Bryant stared at the screen, frozen. “There’s this giant flash, and all of a sudden there’s no person there.” He looked over at the pilot and asked, “Did that look like a child to you?” They typed a chat message to their screener, an intelligence observer who was watching the shot from “somewhere in the world”—maybe Bagram, maybe the Pentagon, Bryant had no idea—asking if a child had just run directly into the path of their shot.
“And he says, ‘Per the review, it’s a dog.’ ”
Bryant and the pilot replayed the shot, recorded on eight-millimeter tape. They watched it over and over, the figure darting around the corner. Bryant was certain it wasn’t a dog.
If they’d had a few more seconds’ warning, they could have aborted the shot, guided it by laser away from the compound. Bryant wouldn’t have cared about wasting a $95,000 Hellfire to avoid what he believed had happened. But as far as the official military version of events was concerned, nothing out of the ordinary had happened. The pilot “was the type of guy to not argue with command,” says Bryant. So the pilot’s after-action report stated that the building had been destroyed, the high-value target eliminated. The report made no mention of a dog or any other living thing. The child, if there had been a child, was an infrared ghost.

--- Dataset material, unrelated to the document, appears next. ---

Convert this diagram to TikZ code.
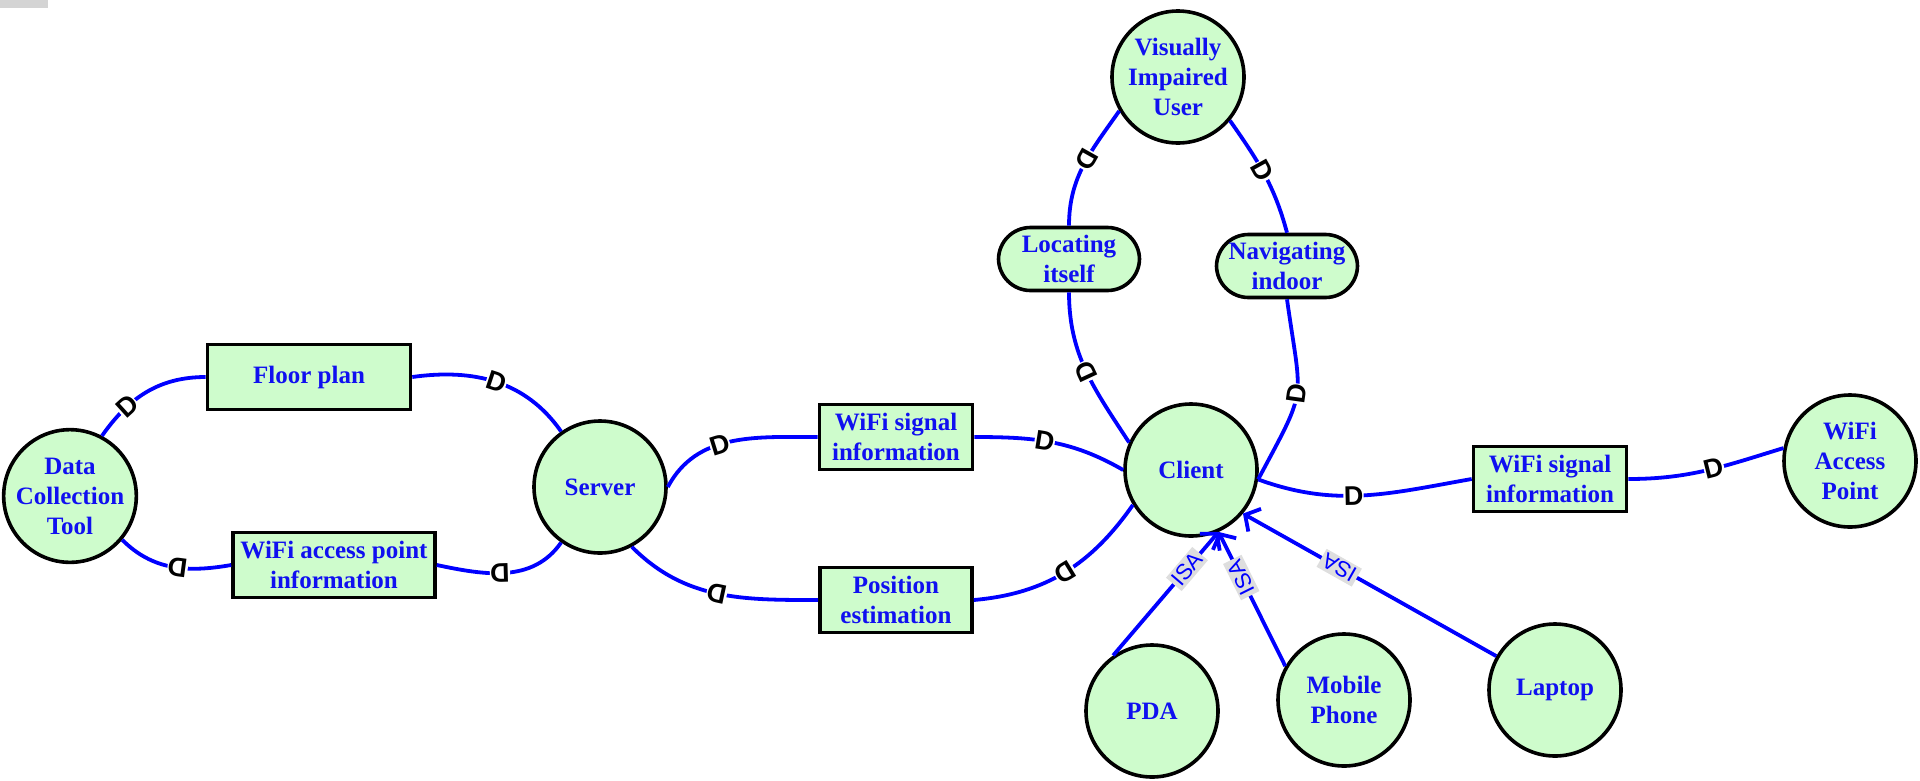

The Obama Administration claims it minimizes civilian casualties as much as possible. Its critics disagree. Wherever one stands in that debate, it's clear that when there are civilian casualties, the typical American response is to behave as if we played no role in the injustice, as if the maimed or dead innocents don't exist. "Unintended collateral civilian casualties are not war crimes, and never have been," Andrew Sullivan writes. "But the moral equation shifts, it seems to me, when the belligerent stops truly seeing these casualties as morally deeply troubling."
What if the belligerent pretends not to see them at all?